The Net Present Value (NPV) aims at indicating the expected impact the project may have on the company’s value. To calculate NPV, it is necessary to find out the difference between the present value of the incremental benefits and costs. The rule sounds like an independent project may take positive NPVs and reject all negative NPVs or take the feasible combination and obtain the highest combined NPV. Finally, there is the Internal Rate of Return (IRR) in a capital budgeting project. This rule states that an independent project has to be accepted in case its IRR is greater than the existing market-based discount rate. It may happen that an NPV can equal zero. To promote the effectiveness of the rule, it is possible to compare the IRR and a market rate.
Capital budgeting is characterized by a number of rules and approaches with the help of which it is possible to evaluate a project. The NPV, like any other capital budgeting procedure, has its advantages and disadvantages. However, in many cases, the NPV remains to be the best procedure conceptually. There are several reasons for such judgments. First, the NPV method is based on the idea that cash flows can be reinvested at the current cost of capital.
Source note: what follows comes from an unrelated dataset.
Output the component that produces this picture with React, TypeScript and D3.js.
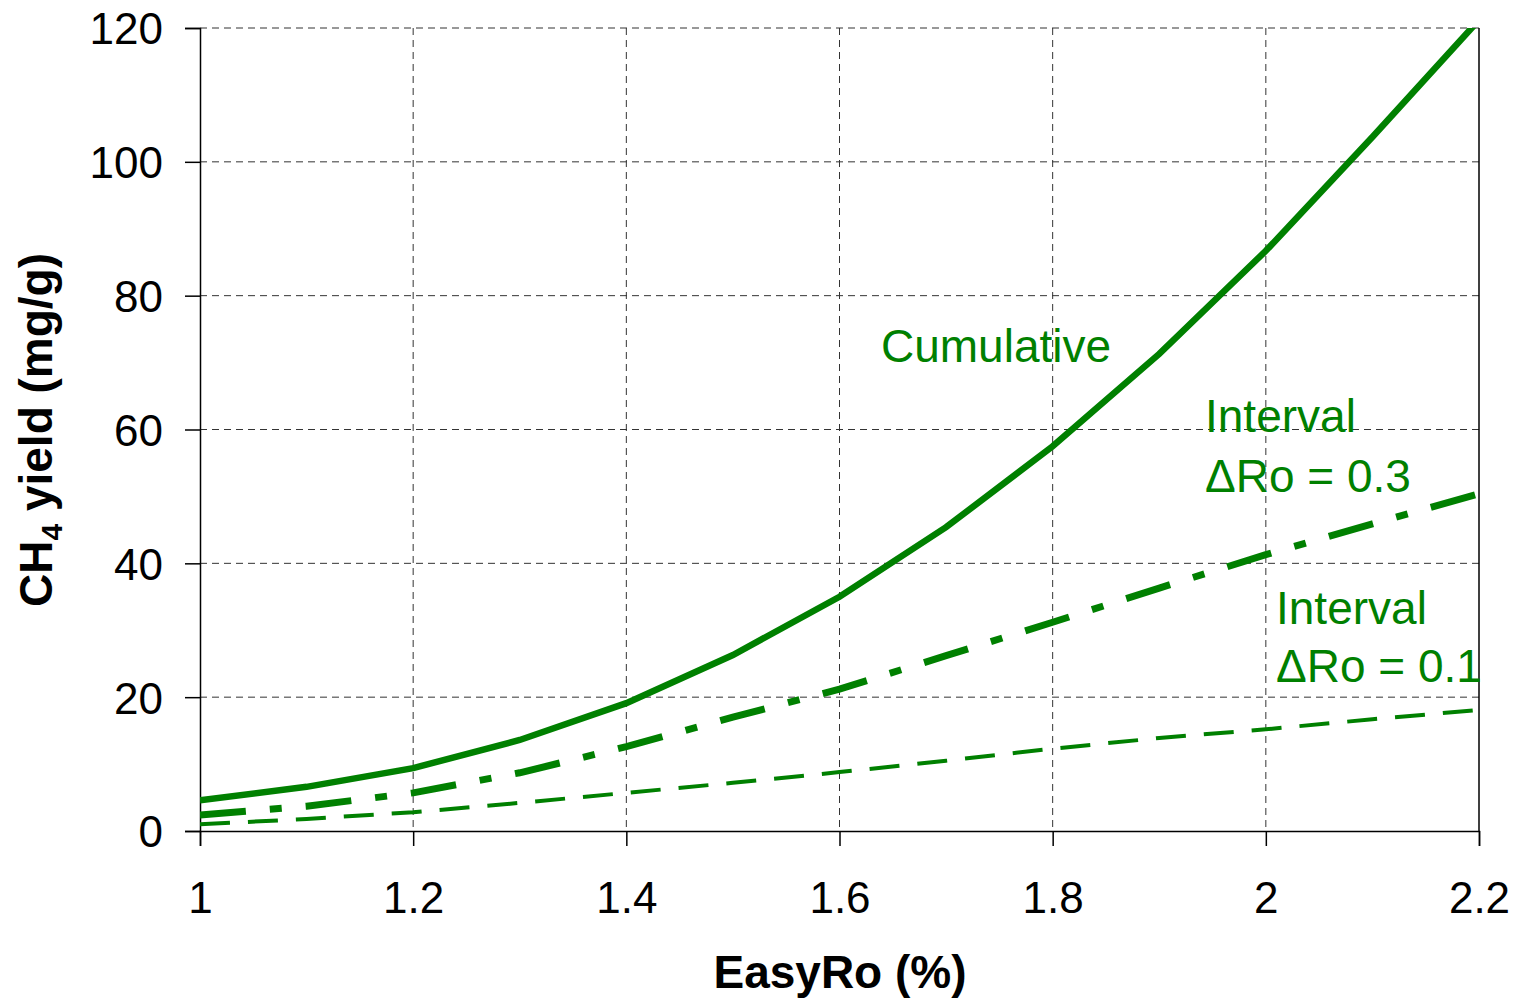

In comparison to the IRR method, the NPV turns out to be a realistic and appropriate to many organizations approach. Besides, the NPV is the method with the help of which the evaluation of mutually exclusive projects can be easier and better in terms of reinvestment rate assumptions, profitability, and shareholder wealth. Finally, the work with non-normal or not known cash flows can be facilitated for the developers who use the NPV. The NPV method provides the users with the possibility to work with the time value. Cash flows may be used any time till the project is defined as ongoing.